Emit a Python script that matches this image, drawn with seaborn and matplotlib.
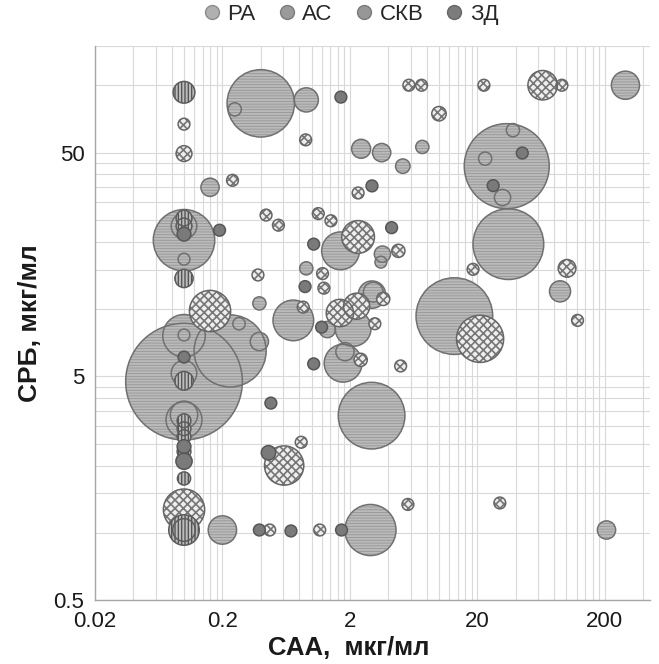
import matplotlib

matplotlib.use("Agg")
import matplotlib.pyplot as plt
import pandas as pd
import seaborn as sns
from matplotlib.lines import Line2D
from matplotlib.ticker import FixedFormatter, FixedLocator, NullFormatter

# ---------------------------------------------------------------------------
# Data: SAA (x), CRP (y) and bubble value (area) per patient group
# ---------------------------------------------------------------------------

ra_x = [0.40, 0.25, 0.91, 0.16, 2.45, 3.55, 5.2, 7.4, 34, 38, 23, 31.5, 35, 89,
        290, 13.2, 2.96, 2.9, 206, 1.69, 3.6, 3.5, 0.91, 0.39, 0.72, 2.12, 2.98,
        3.05, 1.33, 1.77, 1.83, 0.10, 0.23, 0.10, 0.10, 0.27, 0.39, 0.10, 0.10,
        0.10, 0.10, 0.10, 0.10, 0.20]
ra_y = [83, 78, 86, 35, 52, 50, 43.5, 53, 43.5, 63, 47, 31.5, 19.5, 12,
        100, 9.3, 3.34, 1.03, 1.03, 18.2, 17.6, 16.2, 15.2, 10.6, 8.9, 8.2, 11.6,
        11.9, 8.1, 5.73, 6.45, 4.74, 6.5, 7.6, 7.66, 8.6, 7.16, 5.17, 3.2,
        3.37, 20.3, 23.5, 16.7, 1.03]
ra_v = [32.7, 1.25, 4.2, 2.4, 2.6, 2.4, 1.5, 1.25, 52, 1.25, 1.25, 1.9, 36, 3.2,
        5.7, 42.3, 32, 18.8, 2.4, 10.3, 1.9, 1.0, 1.25, 1.25, 11.9, 9.3, 5.4,
        2.8, 1.9, 10.3, 2.4, 98, 37.4, 13, 1.0, 1.1, 2.4, 4.7, 9.3,
        5.4, 27.2, 4.7, 1.0, 5.8]

as_x = [0.10, 0.10, 0.90, 2.32, 5.8, 7.3, 22.5, 65, 92, 10, 101, 2.32, 4.8, 21,
        1.67, 2.26, 0.16, 0.61, 0.10, 2.43, 0.83, 1.42, 0.55, 1.25, 1.22, 3.65,
        5.0, 5.7, 30, 1.16, 0.47, 0.44, 0.38, 1.13, 122, 18.5, 0.24, 0.86, 3.14]
as_y = [67, 49.5, 57, 33, 100, 100, 100, 100, 100, 74.6, 15.2, 21, 18.2, 7.36,
        9.6, 10.3, 9.8, 2.0, 1.27, 5.93, 2.54, 24.8, 23.7, 12.4, 14.4, 11.1,
        5.57, 1.34, 1.36, 1.03, 1.03, 26.3, 14.2, 26.7, 8.9, 15.05, 37.6, 10.2, 8.6]
as_v = [1.0, 1.8, 1.0, 1.0, 1.0, 1.0, 1.0, 6.25, 1.0, 1.5, 2.25, 7.7, 1.25, 16,
        5.4, 4.9, 12.25, 11.1, 12.25, 1.25, 1.0, 1.0, 1.0, 1.0, 1.0, 1.25,
        1.0, 1.0, 1.0, 1.0, 1.0, 1.0, 1.0, 1.0, 1.0, 1.0, 1.0, 1.0, 1.0]

sle_x = [0.10, 0.10, 0.10, 0.10, 0.10, 0.10, 0.10, 0.10, 0.10, 0.10, 0.10, 0.10]
sle_y = [93, 25.5, 23.5, 13.7, 4.78, 3.17, 2.92, 2.69, 2.31, 1.75, 1.03, 1.03]
sle_v = [3.4, 1.8, 1.8, 2.4, 2.5, 1.36, 1.36, 1.36, 1.36, 1.25, 6.7, 3.7]

hd_x = [1.70, 2.98, 45, 26.6, 4.25, 1.04, 0.89, 1.04, 0.48, 0.46, 0.10, 0.10,
        0.10, 0.19, 0.10, 0.39, 0.69, 1.72, 1.2]
hd_y = [88.5, 35.5, 49.8, 35.6, 23.1, 19.5, 12.6, 5.69, 3.8, 2.28, 6.1, 2.43,
        2.09, 22.5, 21.6, 1.03, 1.02, 1.03, 8.3]
hd_v = [1.0, 1.0, 1.0, 1.0, 1.0, 1.0, 1.0, 1.0, 1.0, 1.5, 1.0, 1.36,
        1.9, 1.0, 1.36, 1.0, 1.0, 1.0, 1.0]

GROUPS = ["РА", "АС", "СКВ", "ЗД"]
X_TICKS = [0.02, 0.2, 2, 20, 200]
Y_TICKS = [0.5, 5, 50]

# face, hatch colour, hatch, hatch width, outline colour
STYLES = {
    "РА": ("#bababa", "#969696", "------", 0.6, "#707070"),
    "АС": ("#eeeeee", "#767676", "xxxx", 1.2, "#666666"),
    "СКВ": ("#bdbdbd", "#555555", "|||||", 1.0, "#5c5c5c"),
    "ЗД": ("#7a7a7a", "#7a7a7a", None, 1.0, "#575757"),
}
LEGEND_COLOURS = [("#b0b0b0", "#8c8c8c"), ("#9a9a9a", "#7c7c7c"),
                  ("#979797", "#7a7a7a"), ("#7c7c7c", "#666666")]

frames = []
for name, xs, ys, vs in [
    ("РА", ra_x, ra_y, ra_v),
    ("АС", as_x, as_y, as_v),
    ("СКВ", sle_x, sle_y, sle_v),
    ("ЗД", hd_x, hd_y, hd_v),
]:
    frames.append(pd.DataFrame({"saa": xs, "crp": ys, "val": vs, "group": name}))
df = pd.concat(frames, ignore_index=True)

# ---------------------------------------------------------------------------
# Plot
# ---------------------------------------------------------------------------

sns.set_style("white")
plt.rcParams["font.family"] = ["Liberation Sans", "DejaVu Sans"]
plt.rcParams["hatch.linewidth"] = 1.0

fig = plt.figure(figsize=(6.59, 6.64), dpi=100)
ax = fig.add_axes([0.144, 0.096, 0.842, 0.835])

bubble_kw = dict(x="saa", y="crp", size="val", sizes=(0, 7200),
                 size_norm=(0, 100), legend=False, ax=ax, zorder=3)

for name in GROUPS:
    face, hcol, hatch, hlw, edge = STYLES[name]
    sub = df[df["group"] == name].sort_values("val", ascending=False)
    # pass 1: textured fill (hatch takes the edge colour), pass 2: outlines
    sns.scatterplot(data=sub, color=face, edgecolor=hcol, linewidth=0,
                    **bubble_kw)
    coll = ax.collections[-1]
    if hatch:
        coll.set_hatch(hatch)
        if hasattr(coll, "set_hatch_linewidth"):
            coll.set_hatch_linewidth(hlw)
    sns.scatterplot(data=sub, color="none", edgecolor=edge, linewidth=1.1,
                    **bubble_kw)
    ax.collections[-1].set_facecolor("none")

ax.set_xscale("log")
ax.set_yscale("log")
ax.set_xlim(0.02, 450)
ax.set_ylim(0.5, 150)

# Excel-style minor grid: k * base for k = 2..9
x_minor = [b * k for b in [0.02, 0.2, 2, 20, 200] for k in range(2, 10)]
y_minor = [b * k for b in [0.5, 5, 50] for k in range(2, 10)]
ax.xaxis.set_major_locator(FixedLocator(X_TICKS))
ax.xaxis.set_major_formatter(FixedFormatter([f"{t:g}" for t in X_TICKS]))
ax.xaxis.set_minor_locator(FixedLocator(x_minor))
ax.xaxis.set_minor_formatter(NullFormatter())
ax.yaxis.set_major_locator(FixedLocator(Y_TICKS))
ax.yaxis.set_major_formatter(FixedFormatter([f"{t:g}" for t in Y_TICKS]))
ax.yaxis.set_minor_locator(FixedLocator(y_minor))
ax.yaxis.set_minor_formatter(NullFormatter())

ax.grid(True, which="both", color="#d9d9d9", linewidth=0.8, zorder=0)
ax.set_axisbelow(True)
for side in ["top", "right"]:
    ax.spines[side].set_visible(False)
for side in ["left", "bottom"]:
    ax.spines[side].set_color("#a6a6a6")
    ax.spines[side].set_linewidth(1.0)
ax.tick_params(which="both", direction="out", length=4, color="#a6a6a6",
               labelsize=16, labelcolor="#1a1a1a")

ax.set_xlabel("САА,  мкг/мл", fontsize=18.5, fontweight="bold", color="#1a1a1a")
ax.set_ylabel("СРБ, мкг/мл", fontsize=19, fontweight="bold", color="#1a1a1a")
ax.xaxis.set_label_coords(0.458, -0.064)
ax.yaxis.set_label_coords(-0.095, 0.5)

handles = [
    Line2D([], [], marker="o", linestyle="", markersize=10,
           markerfacecolor=c, markeredgecolor=e)
    for c, e in LEGEND_COLOURS
]
ax.legend(handles, GROUPS, loc="center", bbox_to_anchor=(0.461, 1.056),
          ncol=4, frameon=False, fontsize=16, handlelength=0.8,
          handletextpad=0.3, columnspacing=1.0, borderpad=0.1)

fig.savefig("out.png", dpi=100)
plt.close(fig)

----

* _What this task involves_
Return, unchanged, the lines from the first line of the material through the line that holds "5.4, 27.2, 4.7, 1.0, 5.8]", inclusive, omitting pictures.

* _Worked solution_
Emit a Python script that matches this image, drawn with seaborn and matplotlib.
import matplotlib

matplotlib.use("Agg")
import matplotlib.pyplot as plt
import pandas as pd
import seaborn as sns
from matplotlib.lines import Line2D
from matplotlib.ticker import FixedFormatter, FixedLocator, NullFormatter

# ---------------------------------------------------------------------------
# Data: SAA (x), CRP (y) and bubble value (area) per patient group
# ---------------------------------------------------------------------------

ra_x = [0.40, 0.25, 0.91, 0.16, 2.45, 3.55, 5.2, 7.4, 34, 38, 23, 31.5, 35, 89,
        290, 13.2, 2.96, 2.9, 206, 1.69, 3.6, 3.5, 0.91, 0.39, 0.72, 2.12, 2.98,
        3.05, 1.33, 1.77, 1.83, 0.10, 0.23, 0.10, 0.10, 0.27, 0.39, 0.10, 0.10,
        0.10, 0.10, 0.10, 0.10, 0.20]
ra_y = [83, 78, 86, 35, 52, 50, 43.5, 53, 43.5, 63, 47, 31.5, 19.5, 12,
        100, 9.3, 3.34, 1.03, 1.03, 18.2, 17.6, 16.2, 15.2, 10.6, 8.9, 8.2, 11.6,
        11.9, 8.1, 5.73, 6.45, 4.74, 6.5, 7.6, 7.66, 8.6, 7.16, 5.17, 3.2,
        3.37, 20.3, 23.5, 16.7, 1.03]
ra_v = [32.7, 1.25, 4.2, 2.4, 2.6, 2.4, 1.5, 1.25, 52, 1.25, 1.25, 1.9, 36, 3.2,
        5.7, 42.3, 32, 18.8, 2.4, 10.3, 1.9, 1.0, 1.25, 1.25, 11.9, 9.3, 5.4,
        2.8, 1.9, 10.3, 2.4, 98, 37.4, 13, 1.0, 1.1, 2.4, 4.7, 9.3,
        5.4, 27.2, 4.7, 1.0, 5.8]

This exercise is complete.